> **EXERCISE DIRECTIONS**: From the first line of the data below through the line bearing "2021, 2022, 2023]", reproduce each line exactly; do not include pictures.
====== RECORDS SUPPLIED
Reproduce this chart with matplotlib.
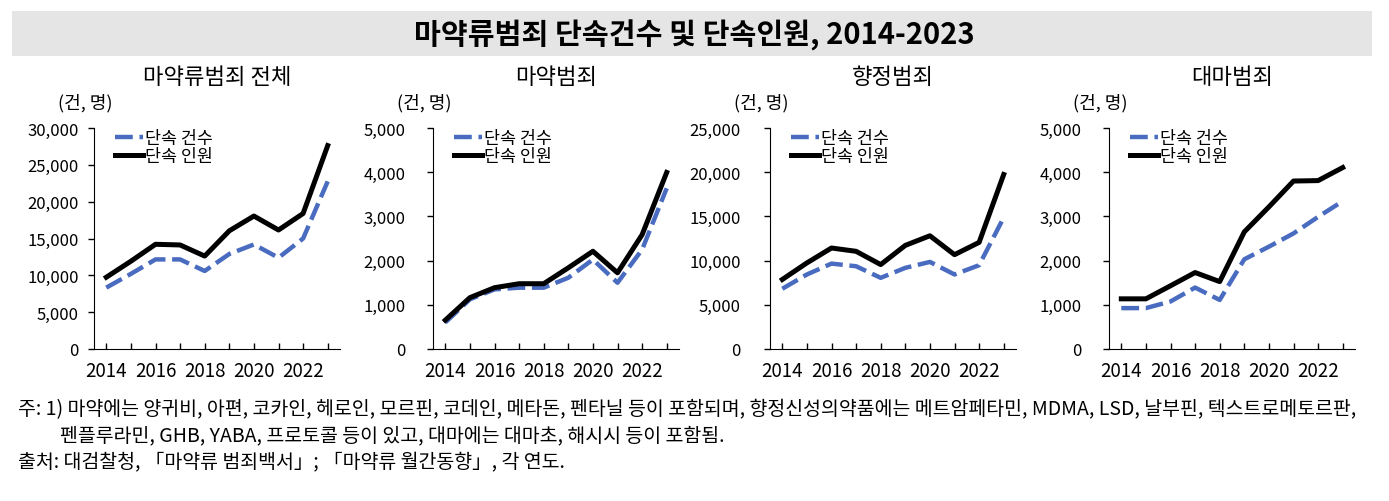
import matplotlib
matplotlib.use("Agg")
import matplotlib.pyplot as plt
from matplotlib.patches import Rectangle
from matplotlib.ticker import FuncFormatter

plt.rcParams['font.family'] = ['Noto Sans CJK KR', 'DejaVu Sans']

# data
years = [2014, 2015, 2016, 2017, 2018, 2019, 2020, 2021, 2022, 2023]

total_cases = [8330, 10200, 12160, 12160, 10590, 12900, 14190, 12390, 15000, 22750]
total_people = [9742, 11916, 14214, 14123, 12613, 16044, 18050, 16153, 18395, 27611]

narc_cases = [600, 1124, 1349, 1387, 1387, 1612, 2024, 1499, 2249, 3636]
narc_people = [652, 1162, 1387, 1477, 1477, 1837, 2211, 1724, 2586, 3995]

psy_cases = [6815, 8430, 9660, 9360, 8050, 9180, 9850, 8430, 9480, 14870]
psy_people = [7865, 9740, 11425, 11050, 9550, 11720, 12810, 10670, 12060, 19740]

can_cases = [925, 925, 1075, 1390, 1110, 2030, 2315, 2615, 2990, 3345]
can_people = [1135, 1135, 1430, 1730, 1525, 2650, 3215, 3800, 3810, 4105]

panel_titles = ['마약류범죄 전체', '마약범죄', '향정범죄', '대마범죄']
panel_cases = [total_cases, narc_cases, psy_cases, can_cases]
panel_people = [total_people, narc_people, psy_people, can_people]
panel_ymax = [30000, 5000, 25000, 5000]
panel_ystep = [5000, 1000, 5000, 1000]
xtick_years = [2014, 2016, 2018, 2020, 2022]

label_cases = '단속 건수'
label_people = '단속 인원'
unit_label = '(건, 명)'
main_title = '마약류범죄 단속건수 및 단속인원, 2014-2023'
note1 = ('주: 1) 마약에는 양귀비, 아편, 코카인, 헤로인, 모르핀, 코데인, 메타돈, 펜타닐 등이 포함되며, '
         '향정신성의약품에는 메트암페타민, MDMA, LSD, 날부핀, 텍스트로메토르판,')
note2 = '펜플루라민, GHB, YABA, 프로토콜 등이 있고, 대마에는 대마초, 해시시 등이 포함됨.'
source = '출처: 대검찰청, 「마약류 범죄백서」; 「마약류 월간동향」, 각 연도.'

W, H = 1389, 502
fig = plt.figure(figsize=(W / 100, H / 100), dpi=100)

# grey title band
fig.patches.append(Rectangle((12 / W, 1 - 57 / H), 1360 / W, 45 / H,
                             transform=fig.transFigure, facecolor='#e5e5e5',
                             edgecolor='none', zorder=0))
fig.text(0.5, 1 - 35 / H, main_title, ha='center', va='center',
         fontsize=21, fontweight='bold')

panel_left = [94, 433, 770, 1109]
ylab_pad = [7, 16, 17, 16]
ax_w, ax_top, ax_bot = 246, 129, 350
blue = '#4a6cc0'

for i in range(4):
    left = panel_left[i]
    ax = fig.add_axes([left / W, 1 - ax_bot / H, ax_w / W, (ax_bot - ax_top) / H])
    ax.plot(years, panel_cases[i], color=blue, lw=3.2, dashes=(4.0, 1.5),
            label=label_cases)
    ax.plot(years, panel_people[i], color='black', lw=3.6, label=label_people)

    ax.set_xlim(2013.5, 2023.5)
    ax.set_ylim(0, panel_ymax[i])
    ax.set_xticks(years)
    ax.set_xticklabels([str(y) if y in xtick_years else '' for y in years])
    ax.set_yticks(range(0, panel_ymax[i] + 1, panel_ystep[i]))
    ax.yaxis.set_major_formatter(FuncFormatter(lambda v, p: f'{int(v):,}'))
    ax.spines['top'].set_visible(False)
    ax.spines['right'].set_visible(False)
    ax.tick_params(axis='x', direction='in', length=4, width=1, labelsize=13.5, pad=8)
    ax.tick_params(axis='y', direction='out', length=4, width=1, labelsize=12,
                   pad=ylab_pad[i])

    ax.legend(loc='upper left', bbox_to_anchor=(0.085, 0.995), frameon=False,
              fontsize=12.5, handlelength=1.6, handletextpad=0.15,
              borderpad=0, borderaxespad=0, labelspacing=0.0)

    cx = (left + ax_w / 2) / W
    fig.text(cx, 1 - 78 / H, panel_titles[i], ha='center', va='center', fontsize=16)
    fig.text((left - 36) / W, 1 - 103 / H, unit_label, ha='left', va='center',
             fontsize=13)

fig.text(18 / W, 1 - 410 / H, note1, ha='left', va='center', fontsize=14.0)
fig.text(60 / W, 1 - 436 / H, note2, ha='left', va='center', fontsize=14.0)
fig.text(18 / W, 1 - 463 / H, source, ha='left', va='center', fontsize=14.0)

fig.savefig('out.png', dpi=100)
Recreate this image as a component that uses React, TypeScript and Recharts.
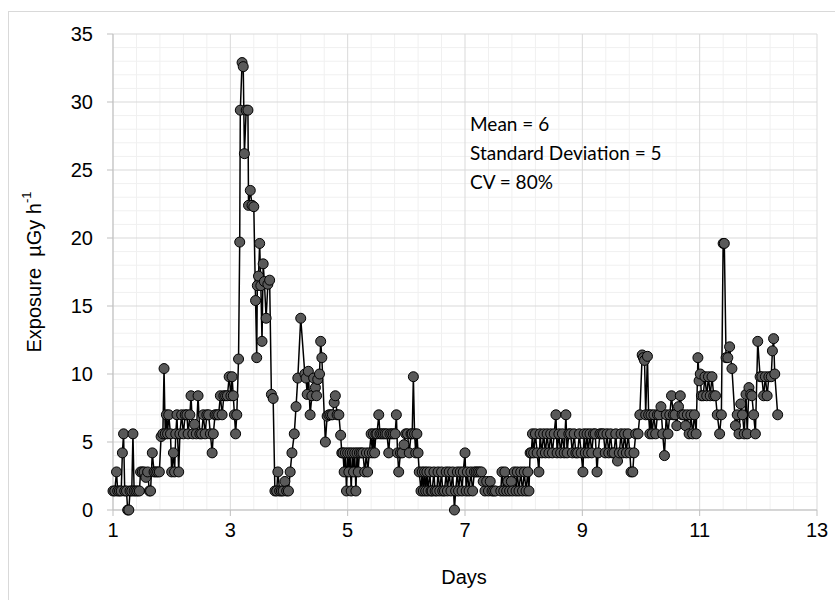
============
> **CORRECT RESULT**:
Reproduce this chart with matplotlib.
import matplotlib
matplotlib.use("Agg")
import matplotlib.pyplot as plt
from matplotlib.patches import Rectangle
from matplotlib.ticker import FuncFormatter

plt.rcParams['font.family'] = ['Noto Sans CJK KR', 'DejaVu Sans']

# data
years = [2014, 2015, 2016, 2017, 2018, 2019, 2020, 2021, 2022, 2023]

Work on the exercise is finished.